Bangladesh to enjoy duty benefit until 2029 as WTO members allow extension
Bangladesh will keep enjoying duty-free market access for three more years after its graduation to a developing nation in 2026 as the extension was endorsed by 166 members of the World Trade Organisation (WTO) at its Ministerial Conference that concluded in Abu Dhabi on Friday night.
"A member that graduates from the LDC category shall continue to be eligible for LDC-specific technical assistance and capacity-building provided under WTO's Technical Assistance and Training Plan for a period of three years after the date on which the decision of the UN General Assembly to graduate that member from the LDC category becomes effective," said the WTO.
After an intense negotiation for more than five days at the 13th WTO Ministerial Conference between February 26 and March 1, the member countries reached the consensus on the extension of the trade benefits for the LDCs (least-developed countries) that graduate.
Bangladesh joined the LDC group in 1975 and is going to leave it on November 24 of 2026.
And until Friday, there was uncertainty that the country would lose $7 billion worth of trade a year following the graduation because of the erosion of the preferential trade facility after graduation as suggested by various studies. That uncertainty is over until 2029.
The three-year extension came after the LDC group, chaired by Djibouti, applied to the WTO and other UN bodies in 2020 for the continuation of the market access to graduating LDCs for 12 more years as their economies were jolted by the severe fallout of the Covid-19 pandemic.
The outbreak of the Russia-Ukraine war in February 2022, which hit hard the LDCs and the low-income countries, emerged as an even bigger blow for the group and made their demand more justifiable.
The WTO countries agreed to extend the trade benefit to the graduated LDCs at the 12th Ministerial Conference in Geneva in June 2022 although no time was specified at that time.
The demand was considered in the WTO general council meeting on October 23 last year and the ministers have now endorsed the decision, said Mustafizur Rahman, a distinguished fellow of the Centre for Policy Dialogue (CPD), a think-tank in Bangladesh.
"Since Bangladesh will obtain the LDC-related trade benefit even after graduation, it has created an opportunity for all other graduating LDCs as well," he said.
He said Bangladesh can now negotiate for trade benefits with the European Union, China, India, the UK, South Korea and other countries where it qualifies for the facility.
Bangladesh, however, will not enjoy trade benefits in the US even though the American negotiator endorsed the extension. This is because the world's largest economy currently has no preferential duty programme for the LDCs.
Bangladesh's international trade has grown mainly riding on the duty benefit under the LDC category. Currently, 73 percent of the country's shipments enjoy the LDC-linked market access, which has played a key role in making the nation the second-largest apparel supplier worldwide after China.
In fact, the country is the highest beneficiary of the duty-free trade benefit among 45 LDCs.
CPD's Rahman said no decision on the Trade-Related Aspects of Intellectual Property Rights (TRIPs) was taken at the summit.
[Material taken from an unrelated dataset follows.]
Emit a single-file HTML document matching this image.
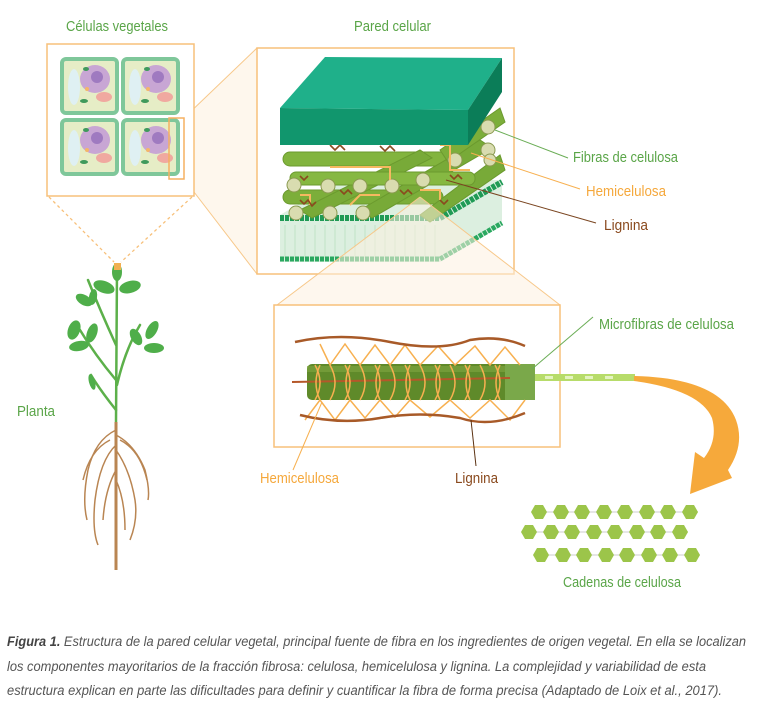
<!DOCTYPE html>
<html><head><meta charset="utf-8"><style>
html,body{margin:0;padding:0;background:#fff;}
svg{display:block;}
.lab{font-family:"Liberation Sans",sans-serif;font-size:15px;}
.cap{font-family:"Liberation Sans",sans-serif;font-size:13.5px;font-style:italic;fill:#555;}
</style></head><body>
<svg width="768" height="716" viewBox="0 0 768 716" xmlns="http://www.w3.org/2000/svg">
<defs>
<polygon id="hx" points="-8,0 -4,-7 4,-7 8,0 4,7 -4,7" fill="#9cc54a"/>
<g id="cell">
<rect x="0" y="0" width="55" height="54" rx="4" fill="#e6edc6" stroke="#7fc79a" stroke-width="4"/>
<ellipse cx="12" cy="28" rx="6" ry="18" fill="#dff0f3"/>
<ellipse cx="33" cy="20" rx="15" ry="14" fill="#c8a6d4"/>
<circle cx="35" cy="18" r="6" fill="#9f7ac0"/>
<ellipse cx="42" cy="38" rx="8" ry="5" fill="#f0a9a0"/>
<ellipse cx="22" cy="42" rx="4" ry="2" fill="#3f9a5c"/>
<ellipse cx="24" cy="10" rx="3" ry="2" fill="#3f9a5c"/>
<circle cx="25" cy="30" r="2" fill="#f4b66a"/>
</g>
</defs>

<!-- titles -->
<text class="lab" x="66" y="31" fill="#5aa548" textLength="102" lengthAdjust="spacingAndGlyphs">Células vegetales</text>
<text class="lab" x="354" y="31" fill="#5aa548" textLength="77" lengthAdjust="spacingAndGlyphs">Pared celular</text>

<!-- cells box -->
<polygon points="184,118 257,48 257,274 184,179" fill="#fdf3e6" opacity="0.7"/>
<line x1="184" y1="118" x2="257" y2="48" stroke="#f7c88a" stroke-width="1"/>
<line x1="184" y1="179" x2="257" y2="274" stroke="#f7c88a" stroke-width="1"/>
<rect x="47" y="44" width="147" height="152" fill="#fff" stroke="#f7c07a" stroke-width="1.5"/>
<use href="#cell" x="62" y="59"/>
<use href="#cell" x="123" y="59"/>
<use href="#cell" x="62" y="120"/>
<use href="#cell" x="123" y="120"/>
<rect x="169" y="118" width="15" height="61" fill="none" stroke="#f5b060" stroke-width="1.5"/>
<line x1="49" y1="197" x2="114" y2="262" stroke="#f7c07a" stroke-width="1.3" stroke-dasharray="3,3"/>
<line x1="192" y1="197" x2="121" y2="262" stroke="#f7c07a" stroke-width="1.3" stroke-dasharray="3,3"/>

<!-- plant -->
<g stroke="#5cb04a" stroke-width="2.5" fill="none" stroke-linecap="round">
<path d="M117,268 L116,422"/>
<path d="M116,345 Q100,310 88,280"/>
<path d="M116,380 Q95,355 80,330"/>
<path d="M117,385 Q125,350 140,325"/>
<path d="M116,410 Q100,390 91,375"/>
</g>
<g fill="#4fae4a">
<ellipse cx="117" cy="272" rx="5" ry="9"/>
<ellipse cx="104" cy="287" rx="11" ry="6" transform="rotate(20 104 287)"/>
<ellipse cx="130" cy="287" rx="11" ry="6" transform="rotate(-15 130 287)"/>
<ellipse cx="84" cy="300" rx="9" ry="5" transform="rotate(30 84 300)"/>
<ellipse cx="93" cy="297" rx="4" ry="8" transform="rotate(10 93 297)"/>
<ellipse cx="74" cy="330" rx="6" ry="10" transform="rotate(20 74 330)"/>
<ellipse cx="79" cy="346" rx="10" ry="5" transform="rotate(-10 79 346)"/>
<ellipse cx="92" cy="333" rx="5" ry="10" transform="rotate(20 92 333)"/>
<ellipse cx="136" cy="337" rx="5" ry="9" transform="rotate(-30 136 337)"/>
<ellipse cx="152" cy="330" rx="5" ry="10" transform="rotate(30 152 330)"/>
<ellipse cx="154" cy="348" rx="10" ry="5"/>
<ellipse cx="92" cy="382" rx="3" ry="8" transform="rotate(-15 92 382)"/>
</g>
<rect x="114" y="263" width="7" height="7" fill="#f0b050"/>
<g stroke="#b98552" stroke-width="1.5" fill="none">
<path d="M116,422 L116,570" stroke-width="3"/>
<path d="M116,430 Q95,440 88,470 Q82,500 87,520"/>
<path d="M116,435 Q135,445 145,470 Q150,490 148,500"/>
<path d="M116,445 Q100,460 95,500 Q92,530 98,545"/>
<path d="M116,450 Q130,470 135,500 Q138,520 130,540"/>
<path d="M116,470 Q105,490 103,520"/>
<path d="M116,480 Q125,500 125,530"/>
<path d="M110,440 Q90,450 83,480"/>
<path d="M120,440 Q140,450 147,480"/>
</g>
<text class="lab" x="17" y="416" fill="#5aa548" textLength="38" lengthAdjust="spacingAndGlyphs">Planta</text>

<!-- pared celular box -->
<rect x="257" y="48" width="257" height="226" fill="#fff" stroke="#f7c07a" stroke-width="1.5"/>
<!-- membrane -->
<polygon points="280,215 340,180 502,180 502,225 440,262 280,262" fill="#dcefe0"/>
<g stroke="#bfe3c6" stroke-width="1">
<line x1="285" y1="225" x2="285" y2="258"/><line x1="295" y1="225" x2="295" y2="258"/><line x1="305" y1="225" x2="305" y2="258"/><line x1="315" y1="225" x2="315" y2="258"/><line x1="325" y1="225" x2="325" y2="258"/><line x1="335" y1="225" x2="335" y2="258"/><line x1="345" y1="225" x2="345" y2="258"/><line x1="355" y1="225" x2="355" y2="258"/><line x1="365" y1="225" x2="365" y2="258"/><line x1="375" y1="225" x2="375" y2="258"/><line x1="385" y1="225" x2="385" y2="258"/><line x1="395" y1="225" x2="395" y2="258"/><line x1="405" y1="225" x2="405" y2="258"/><line x1="415" y1="225" x2="415" y2="258"/><line x1="425" y1="225" x2="425" y2="258"/><line x1="435" y1="225" x2="435" y2="258"/>
</g>
<path d="M280,218 L440,218 L502,182" stroke="#1f9a55" stroke-width="6" fill="none" stroke-dasharray="4,1"/>
<path d="M280,259 L440,259 L502,223" stroke="#2aa860" stroke-width="5" fill="none" stroke-dasharray="4,1"/>
<!-- fibers -->
<g stroke="#6b9a2e" stroke-width="1">
<rect x="283" y="190" width="160" height="14" rx="7" fill="#7cae3a"/>
<rect x="283" y="152" width="170" height="14" rx="7" fill="#82b43e"/>
<polygon points="300,210 420,150 432,158 312,218" fill="#78aa38"/>
<polygon points="360,210 480,140 492,148 372,218" fill="#78aa38"/>
<polygon points="420,215 500,155 505,170 430,222" fill="#78aa38"/>
<polygon points="440,150 500,108 505,122 448,162" fill="#7cae3a"/>
<rect x="290" y="172" width="185" height="13" rx="6" fill="#86b842"/>
</g>
<g fill="#d9dcb0" stroke="#8a9a50" stroke-width="1">
<circle cx="296" cy="213" r="7"/><circle cx="330" cy="213" r="7"/><circle cx="363" cy="213" r="7"/><circle cx="294" cy="185" r="7"/><circle cx="328" cy="186" r="7"/><circle cx="360" cy="186" r="7"/><circle cx="392" cy="186" r="7"/><circle cx="423" cy="180" r="7"/><circle cx="455" cy="160" r="7"/><circle cx="488" cy="127" r="7"/><circle cx="488" cy="150" r="7"/><circle cx="490" cy="160" r="6"/>
</g>
<g stroke="#f6b860" stroke-width="2" fill="none">
<path d="M330,167 L390,167 L390,180"/><path d="M440,145 L450,145 L450,170 L470,170"/><path d="M300,195 L310,195 L310,205"/><path d="M350,205 L360,195 L380,195"/><path d="M420,190 L440,190 L440,200"/>
</g>
<g stroke="#8a4a1e" stroke-width="1.6" fill="none">
<path d="M330,145 l5,5 l5,-5 l5,5"/><path d="M380,146 l5,5 l5,-5 l5,5"/><path d="M300,200 l4,4 l4,-4 l4,6 l4,-4"/><path d="M340,190 l4,4 l4,-4 l4,4"/><path d="M400,190 l4,4 l4,-4 l4,4"/><path d="M450,175 l4,4 l4,-4 l4,4"/><path d="M470,118 l4,4 l4,-4 l4,4"/><path d="M440,200 l4,4 l4,-4"/><path d="M300,176 l4,4 l4,-4"/>
</g>
<!-- slab -->
<polygon points="280,108 325,57 502,58 468,110" fill="#1fb08a"/>
<polygon points="280,108 468,110 468,145 280,145" fill="#11966d"/>
<polygon points="468,110 502,58 502,92 468,145" fill="#0b7d58"/>
<!-- lens triangle -->
<polygon points="420,197 277,305 560,305" fill="#fdf1e0" opacity="0.55"/>
<line x1="420" y1="197" x2="277" y2="305" stroke="#f7c88a" stroke-width="1"/>
<line x1="420" y1="197" x2="560" y2="305" stroke="#f7c88a" stroke-width="1"/>
<!-- leaders -->
<line x1="495" y1="130" x2="568" y2="158" stroke="#6aad55" stroke-width="1"/>
<line x1="471" y1="153" x2="580" y2="189" stroke="#f7b050" stroke-width="1"/>
<line x1="446" y1="180" x2="596" y2="223" stroke="#7a4520" stroke-width="1"/>
<text class="lab" x="573" y="162" fill="#5aa548" textLength="105" lengthAdjust="spacingAndGlyphs">Fibras de celulosa</text>
<text class="lab" x="586" y="196" fill="#f5a83c" textLength="80" lengthAdjust="spacingAndGlyphs">Hemicelulosa</text>
<text class="lab" x="604" y="230" fill="#8a4a1e" textLength="44" lengthAdjust="spacingAndGlyphs">Lignina</text>

<!-- bottom box -->
<rect x="274" y="305" width="286" height="142" fill="#fff" stroke="#f7c07a" stroke-width="1.5"/>
<rect x="307" y="364" width="228" height="36" rx="5" fill="#5f8a2a"/>
<rect x="307" y="366" width="228" height="6" fill="#7ca23e" opacity="0.7"/>
<rect x="505" y="364" width="30" height="36" fill="#7aa84a"/>
<line x1="292" y1="382" x2="510" y2="378" stroke="#b5582a" stroke-width="2"/>
<g stroke="#f7b050" stroke-width="1.5" fill="none">
<path d="M320,344 L330,365 L345,344 L360,365 L375,345 L390,365 L405,345 L420,365 L438,346 L455,365 L475,346 L490,365 L505,347 L520,365"/>
<path d="M305,420 L320,400 L335,420 L350,400 L365,418 L380,400 L395,417 L410,400 L430,417 L450,400 L470,418 L490,400 L510,420 L525,400"/>
<path d="M315,365 q10,18 0,35 M330,365 q10,18 0,35 M345,365 q10,18 0,35 M360,365 q10,18 0,35 M375,365 q10,18 0,35 M390,365 q10,18 0,35 M405,365 q10,18 0,35 M420,365 q10,18 0,35 M435,365 q10,18 0,35 M450,365 q10,18 0,35 M465,365 q10,18 0,35 M480,365 q10,18 0,35 M495,365 q10,18 0,35"/>
<path d="M320,365 q-8,18 0,35 M350,365 q-8,18 0,35 M380,365 q-8,18 0,35 M410,365 q-8,18 0,35 M440,365 q-8,18 0,35 M470,365 q-8,18 0,35 M500,365 q-8,18 0,35"/>
</g>
<g stroke="#a85a28" stroke-width="2.5" fill="none">
<path d="M295,342 Q340,332 390,342 T470,340 Q500,335 525,346"/>
<path d="M300,415 Q340,425 380,418 T460,418 Q490,428 525,413"/>
</g>
<!-- strand -->
<rect x="535" y="374" width="100" height="7" fill="#b7dc6a"/>
<g fill="#e4f3c0"><rect x="545" y="376" width="8" height="3"/><rect x="565" y="376" width="8" height="3"/><rect x="585" y="376" width="8" height="3"/><rect x="605" y="376" width="8" height="3"/></g>
<!-- arrow -->
<path d="M634,376 Q720,378 736,420 Q745,445 728,470 L732,478 L690,494 L695,452 L704,458 Q718,440 712,418 Q700,390 634,381 Z" fill="#f6a93b"/>
<line x1="532" y1="369" x2="593" y2="317" stroke="#6aad55" stroke-width="1"/>
<line x1="322" y1="402" x2="293" y2="470" stroke="#f7b050" stroke-width="1"/>
<line x1="471" y1="420" x2="476" y2="466" stroke="#5a3010" stroke-width="1"/>
<text class="lab" x="599" y="329" fill="#5aa548" textLength="135" lengthAdjust="spacingAndGlyphs">Microfibras de celulosa</text>
<text class="lab" x="260" y="483" fill="#f5a83c" textLength="79" lengthAdjust="spacingAndGlyphs">Hemicelulosa</text>
<text class="lab" x="455" y="483" fill="#8a4a1e" textLength="43" lengthAdjust="spacingAndGlyphs">Lignina</text>

<!-- hex chains -->
<g stroke="#bbb" stroke-width="0.8">
<line x1="539" y1="512" x2="698" y2="512"/><line x1="529" y1="532" x2="688" y2="532"/><line x1="541" y1="555" x2="700" y2="555"/>
</g>
<use href="#hx" x="539" y="512"/><use href="#hx" x="561" y="512"/><use href="#hx" x="582" y="512"/><use href="#hx" x="604" y="512"/><use href="#hx" x="625" y="512"/><use href="#hx" x="647" y="512"/><use href="#hx" x="668" y="512"/><use href="#hx" x="690" y="512"/>
<use href="#hx" x="529" y="532"/><use href="#hx" x="551" y="532"/><use href="#hx" x="572" y="532"/><use href="#hx" x="594" y="532"/><use href="#hx" x="615" y="532"/><use href="#hx" x="637" y="532"/><use href="#hx" x="658" y="532"/><use href="#hx" x="680" y="532"/>
<use href="#hx" x="541" y="555"/><use href="#hx" x="563" y="555"/><use href="#hx" x="584" y="555"/><use href="#hx" x="606" y="555"/><use href="#hx" x="627" y="555"/><use href="#hx" x="649" y="555"/><use href="#hx" x="670" y="555"/><use href="#hx" x="692" y="555"/>
<text class="lab" x="563" y="587" fill="#5aa548" textLength="118" lengthAdjust="spacingAndGlyphs">Cadenas de celulosa</text>

<!-- caption -->
<text class="cap" x="7" y="646" textLength="739" lengthAdjust="spacingAndGlyphs"><tspan font-weight="bold" fill="#444">Figura 1.</tspan> Estructura de la pared celular vegetal, principal fuente de fibra en los ingredientes de origen vegetal. En ella se localizan</text>
<text class="cap" x="7" y="671" textLength="699" lengthAdjust="spacingAndGlyphs">los componentes mayoritarios de la fracción fibrosa: celulosa, hemicelulosa y lignina. La complejidad y variabilidad de esta</text>
<text class="cap" x="7" y="695" textLength="715" lengthAdjust="spacingAndGlyphs">estructura explican en parte las dificultades para definir y cuantificar la fibra de forma precisa (Adaptado de Loix et al., 2017).</text>
</svg>
</body></html>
This means Bangladesh will not be eligible for the waiver of patents in producing pharmaceutical products after the transition.
It was not immediately clear whether the EU would continue the benefit beyond what it usually grants to graduating LDCs following the latest development in Abu Dhabi.
The bloc gives a three-year grace period to a graduating LDC. This already guarantees Bangladesh the trade benefit up to 2029.
"Beyond supporting least-developed members, WTO members took a step towards improving the clear and effective implementation of special and differential treatment for all developing countries in the key areas of standards for market access," said the European Commission in a statement on Saturday.
In Abu Dhabi, the member countries could not reach a consensus on some major issues like fisheries subsidies and public stockholding of food.